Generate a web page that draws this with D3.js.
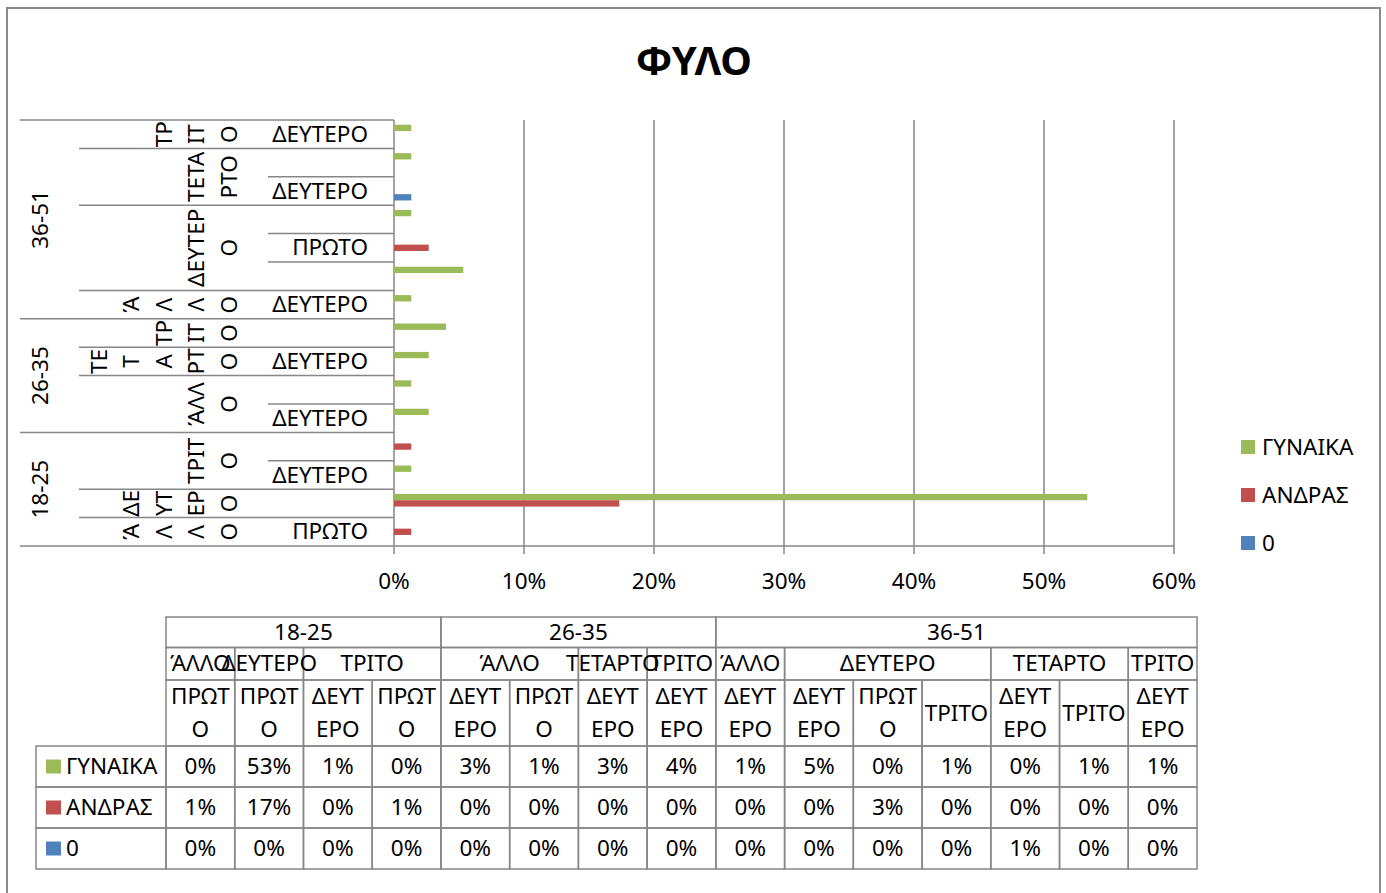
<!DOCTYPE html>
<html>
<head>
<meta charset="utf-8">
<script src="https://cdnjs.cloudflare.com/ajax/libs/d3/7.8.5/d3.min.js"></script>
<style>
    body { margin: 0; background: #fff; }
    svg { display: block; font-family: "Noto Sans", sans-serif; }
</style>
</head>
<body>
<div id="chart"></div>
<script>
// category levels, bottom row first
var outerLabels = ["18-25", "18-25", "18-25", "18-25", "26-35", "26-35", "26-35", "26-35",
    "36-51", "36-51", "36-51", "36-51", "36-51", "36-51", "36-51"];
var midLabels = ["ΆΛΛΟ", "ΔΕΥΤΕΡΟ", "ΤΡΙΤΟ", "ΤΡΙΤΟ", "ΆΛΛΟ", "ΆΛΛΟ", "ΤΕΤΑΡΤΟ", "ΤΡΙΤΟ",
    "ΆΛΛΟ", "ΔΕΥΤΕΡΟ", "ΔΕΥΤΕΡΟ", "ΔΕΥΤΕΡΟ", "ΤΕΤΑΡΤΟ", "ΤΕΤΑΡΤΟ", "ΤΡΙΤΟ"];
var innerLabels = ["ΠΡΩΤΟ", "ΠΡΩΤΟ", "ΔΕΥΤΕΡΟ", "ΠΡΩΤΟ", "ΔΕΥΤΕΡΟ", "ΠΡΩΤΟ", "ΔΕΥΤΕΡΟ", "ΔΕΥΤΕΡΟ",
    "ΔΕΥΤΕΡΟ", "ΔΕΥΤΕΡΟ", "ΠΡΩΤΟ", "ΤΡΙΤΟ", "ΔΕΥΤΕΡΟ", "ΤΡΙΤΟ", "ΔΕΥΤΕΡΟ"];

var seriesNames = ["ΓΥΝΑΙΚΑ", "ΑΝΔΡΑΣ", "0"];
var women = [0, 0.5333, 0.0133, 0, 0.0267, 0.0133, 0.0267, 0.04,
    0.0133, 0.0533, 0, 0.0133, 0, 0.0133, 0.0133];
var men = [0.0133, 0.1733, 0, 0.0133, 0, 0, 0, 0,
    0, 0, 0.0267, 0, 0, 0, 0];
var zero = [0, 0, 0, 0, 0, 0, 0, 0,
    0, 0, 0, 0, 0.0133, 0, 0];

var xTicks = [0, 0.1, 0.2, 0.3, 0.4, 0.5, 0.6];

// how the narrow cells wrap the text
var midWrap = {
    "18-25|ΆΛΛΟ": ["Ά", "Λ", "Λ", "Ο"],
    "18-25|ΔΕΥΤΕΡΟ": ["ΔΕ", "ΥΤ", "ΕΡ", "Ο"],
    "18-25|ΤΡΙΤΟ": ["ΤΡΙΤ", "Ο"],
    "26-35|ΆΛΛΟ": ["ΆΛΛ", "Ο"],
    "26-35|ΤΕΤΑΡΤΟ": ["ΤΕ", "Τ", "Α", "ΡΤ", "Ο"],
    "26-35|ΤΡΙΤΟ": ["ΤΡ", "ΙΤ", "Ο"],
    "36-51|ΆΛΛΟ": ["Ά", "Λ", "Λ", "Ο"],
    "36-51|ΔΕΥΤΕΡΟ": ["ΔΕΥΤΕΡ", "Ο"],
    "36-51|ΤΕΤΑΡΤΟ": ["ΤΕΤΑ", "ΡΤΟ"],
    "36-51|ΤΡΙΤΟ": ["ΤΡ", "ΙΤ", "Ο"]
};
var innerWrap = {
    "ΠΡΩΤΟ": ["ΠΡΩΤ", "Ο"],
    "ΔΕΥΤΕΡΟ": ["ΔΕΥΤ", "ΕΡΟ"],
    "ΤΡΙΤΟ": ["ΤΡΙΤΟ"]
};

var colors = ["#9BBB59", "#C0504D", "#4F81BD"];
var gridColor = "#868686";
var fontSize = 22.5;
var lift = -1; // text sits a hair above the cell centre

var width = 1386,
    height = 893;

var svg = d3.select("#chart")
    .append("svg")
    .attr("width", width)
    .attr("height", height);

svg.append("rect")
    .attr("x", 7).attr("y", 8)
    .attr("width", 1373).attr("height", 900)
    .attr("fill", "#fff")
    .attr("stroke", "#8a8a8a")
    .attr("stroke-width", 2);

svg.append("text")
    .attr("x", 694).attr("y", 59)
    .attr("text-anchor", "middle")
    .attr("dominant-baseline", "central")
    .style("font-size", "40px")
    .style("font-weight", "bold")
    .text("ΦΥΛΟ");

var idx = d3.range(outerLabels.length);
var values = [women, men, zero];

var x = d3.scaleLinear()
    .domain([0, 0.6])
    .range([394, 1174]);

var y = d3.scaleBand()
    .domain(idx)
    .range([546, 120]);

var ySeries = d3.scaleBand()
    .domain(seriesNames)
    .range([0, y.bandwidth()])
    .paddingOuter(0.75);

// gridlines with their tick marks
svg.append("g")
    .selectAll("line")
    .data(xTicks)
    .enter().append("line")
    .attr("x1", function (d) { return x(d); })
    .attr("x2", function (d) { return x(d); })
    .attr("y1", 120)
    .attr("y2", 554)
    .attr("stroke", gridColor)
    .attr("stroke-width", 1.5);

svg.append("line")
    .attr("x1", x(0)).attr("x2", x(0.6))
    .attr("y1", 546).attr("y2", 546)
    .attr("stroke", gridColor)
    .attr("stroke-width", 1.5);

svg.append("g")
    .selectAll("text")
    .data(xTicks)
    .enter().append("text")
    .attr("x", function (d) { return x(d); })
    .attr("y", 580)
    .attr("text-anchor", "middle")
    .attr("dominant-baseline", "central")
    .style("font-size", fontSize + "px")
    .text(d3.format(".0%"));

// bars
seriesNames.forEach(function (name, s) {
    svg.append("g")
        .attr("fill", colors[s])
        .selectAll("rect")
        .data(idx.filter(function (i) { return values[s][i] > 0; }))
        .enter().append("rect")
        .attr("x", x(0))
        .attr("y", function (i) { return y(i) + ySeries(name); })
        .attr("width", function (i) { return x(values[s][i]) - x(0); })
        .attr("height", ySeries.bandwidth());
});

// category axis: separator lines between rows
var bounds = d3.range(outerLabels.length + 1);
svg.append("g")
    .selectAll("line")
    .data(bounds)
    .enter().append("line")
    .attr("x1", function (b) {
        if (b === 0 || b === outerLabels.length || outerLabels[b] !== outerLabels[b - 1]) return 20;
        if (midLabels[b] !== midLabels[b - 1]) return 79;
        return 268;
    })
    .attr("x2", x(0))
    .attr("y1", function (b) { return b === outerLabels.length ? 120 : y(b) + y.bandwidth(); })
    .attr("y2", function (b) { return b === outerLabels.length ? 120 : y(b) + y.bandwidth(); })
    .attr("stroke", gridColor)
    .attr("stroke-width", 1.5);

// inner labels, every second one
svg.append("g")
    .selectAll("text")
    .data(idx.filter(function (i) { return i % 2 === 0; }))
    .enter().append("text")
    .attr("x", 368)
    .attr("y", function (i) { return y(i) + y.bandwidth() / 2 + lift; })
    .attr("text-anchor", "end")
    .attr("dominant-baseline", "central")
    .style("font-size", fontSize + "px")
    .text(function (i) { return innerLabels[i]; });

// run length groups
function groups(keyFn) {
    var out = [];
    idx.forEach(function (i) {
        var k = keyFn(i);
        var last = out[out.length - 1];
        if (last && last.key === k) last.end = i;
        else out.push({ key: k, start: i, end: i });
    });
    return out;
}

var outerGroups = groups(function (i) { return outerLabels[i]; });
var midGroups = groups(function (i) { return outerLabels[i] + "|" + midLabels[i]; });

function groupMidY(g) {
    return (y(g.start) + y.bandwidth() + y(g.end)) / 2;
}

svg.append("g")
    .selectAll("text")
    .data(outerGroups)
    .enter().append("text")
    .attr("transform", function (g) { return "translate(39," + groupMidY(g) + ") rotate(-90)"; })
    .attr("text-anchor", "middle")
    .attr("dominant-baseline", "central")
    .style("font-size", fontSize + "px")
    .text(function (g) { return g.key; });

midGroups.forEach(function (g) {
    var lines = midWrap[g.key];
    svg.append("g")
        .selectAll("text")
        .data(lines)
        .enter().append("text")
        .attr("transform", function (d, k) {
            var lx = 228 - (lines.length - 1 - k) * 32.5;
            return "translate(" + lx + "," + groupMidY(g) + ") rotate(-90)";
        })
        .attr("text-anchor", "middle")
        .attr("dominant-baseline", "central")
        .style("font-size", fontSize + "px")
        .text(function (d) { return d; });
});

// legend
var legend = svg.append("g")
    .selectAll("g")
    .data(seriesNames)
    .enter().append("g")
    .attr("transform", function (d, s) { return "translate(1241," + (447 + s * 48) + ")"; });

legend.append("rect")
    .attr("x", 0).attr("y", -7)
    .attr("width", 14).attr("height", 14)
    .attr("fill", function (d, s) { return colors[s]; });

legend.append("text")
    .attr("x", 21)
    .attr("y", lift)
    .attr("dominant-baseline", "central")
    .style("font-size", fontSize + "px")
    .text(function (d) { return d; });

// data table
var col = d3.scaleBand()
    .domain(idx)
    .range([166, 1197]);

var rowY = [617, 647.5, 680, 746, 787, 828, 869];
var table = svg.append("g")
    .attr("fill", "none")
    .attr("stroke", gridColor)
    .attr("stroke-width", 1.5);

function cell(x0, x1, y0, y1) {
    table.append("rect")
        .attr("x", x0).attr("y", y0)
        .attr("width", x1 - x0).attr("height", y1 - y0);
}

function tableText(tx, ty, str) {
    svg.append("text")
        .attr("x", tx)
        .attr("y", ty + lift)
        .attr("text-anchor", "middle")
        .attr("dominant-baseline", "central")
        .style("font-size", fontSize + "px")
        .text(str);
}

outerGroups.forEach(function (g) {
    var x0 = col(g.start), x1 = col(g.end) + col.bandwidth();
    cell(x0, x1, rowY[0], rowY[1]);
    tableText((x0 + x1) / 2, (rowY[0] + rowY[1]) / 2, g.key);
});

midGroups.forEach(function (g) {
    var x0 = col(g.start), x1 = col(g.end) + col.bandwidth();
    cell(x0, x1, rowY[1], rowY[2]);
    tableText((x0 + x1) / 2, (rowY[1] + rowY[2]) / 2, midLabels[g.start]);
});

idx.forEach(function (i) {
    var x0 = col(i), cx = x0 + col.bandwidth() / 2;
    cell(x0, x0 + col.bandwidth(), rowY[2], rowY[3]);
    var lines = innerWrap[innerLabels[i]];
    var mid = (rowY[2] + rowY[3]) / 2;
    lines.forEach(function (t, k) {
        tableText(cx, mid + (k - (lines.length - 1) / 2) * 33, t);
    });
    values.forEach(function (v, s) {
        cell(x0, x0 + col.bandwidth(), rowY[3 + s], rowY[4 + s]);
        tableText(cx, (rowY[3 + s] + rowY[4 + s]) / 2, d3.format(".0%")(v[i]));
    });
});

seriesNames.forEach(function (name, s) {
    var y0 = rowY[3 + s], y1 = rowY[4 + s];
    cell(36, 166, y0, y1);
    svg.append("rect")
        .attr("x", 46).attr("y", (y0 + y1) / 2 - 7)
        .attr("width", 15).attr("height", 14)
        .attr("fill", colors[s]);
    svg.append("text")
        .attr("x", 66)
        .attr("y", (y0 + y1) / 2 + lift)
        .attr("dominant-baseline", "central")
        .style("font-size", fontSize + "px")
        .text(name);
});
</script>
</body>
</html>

---+---

What needs to be done - Only lines belong in the copy: transcribe those from the start of the data through the line that contains "var xTicks = [0, 0.1, 0.2, 0.3, 0.4, 0.5, 0.6];", and skip the pictures.

Final answer -
Generate a web page that draws this with D3.js.
<!DOCTYPE html>
<html>
<head>
<meta charset="utf-8">
<script src="https://cdnjs.cloudflare.com/ajax/libs/d3/7.8.5/d3.min.js"></script>
<style>
    body { margin: 0; background: #fff; }
    svg { display: block; font-family: "Noto Sans", sans-serif; }
</style>
</head>
<body>
<div id="chart"></div>
<script>
// category levels, bottom row first
var outerLabels = ["18-25", "18-25", "18-25", "18-25", "26-35", "26-35", "26-35", "26-35",
    "36-51", "36-51", "36-51", "36-51", "36-51", "36-51", "36-51"];
var midLabels = ["ΆΛΛΟ", "ΔΕΥΤΕΡΟ", "ΤΡΙΤΟ", "ΤΡΙΤΟ", "ΆΛΛΟ", "ΆΛΛΟ", "ΤΕΤΑΡΤΟ", "ΤΡΙΤΟ",
    "ΆΛΛΟ", "ΔΕΥΤΕΡΟ", "ΔΕΥΤΕΡΟ", "ΔΕΥΤΕΡΟ", "ΤΕΤΑΡΤΟ", "ΤΕΤΑΡΤΟ", "ΤΡΙΤΟ"];
var innerLabels = ["ΠΡΩΤΟ", "ΠΡΩΤΟ", "ΔΕΥΤΕΡΟ", "ΠΡΩΤΟ", "ΔΕΥΤΕΡΟ", "ΠΡΩΤΟ", "ΔΕΥΤΕΡΟ", "ΔΕΥΤΕΡΟ",
    "ΔΕΥΤΕΡΟ", "ΔΕΥΤΕΡΟ", "ΠΡΩΤΟ", "ΤΡΙΤΟ", "ΔΕΥΤΕΡΟ", "ΤΡΙΤΟ", "ΔΕΥΤΕΡΟ"];

var seriesNames = ["ΓΥΝΑΙΚΑ", "ΑΝΔΡΑΣ", "0"];
var women = [0, 0.5333, 0.0133, 0, 0.0267, 0.0133, 0.0267, 0.04,
    0.0133, 0.0533, 0, 0.0133, 0, 0.0133, 0.0133];
var men = [0.0133, 0.1733, 0, 0.0133, 0, 0, 0, 0,
    0, 0, 0.0267, 0, 0, 0, 0];
var zero = [0, 0, 0, 0, 0, 0, 0, 0,
    0, 0, 0, 0, 0.0133, 0, 0];

var xTicks = [0, 0.1, 0.2, 0.3, 0.4, 0.5, 0.6];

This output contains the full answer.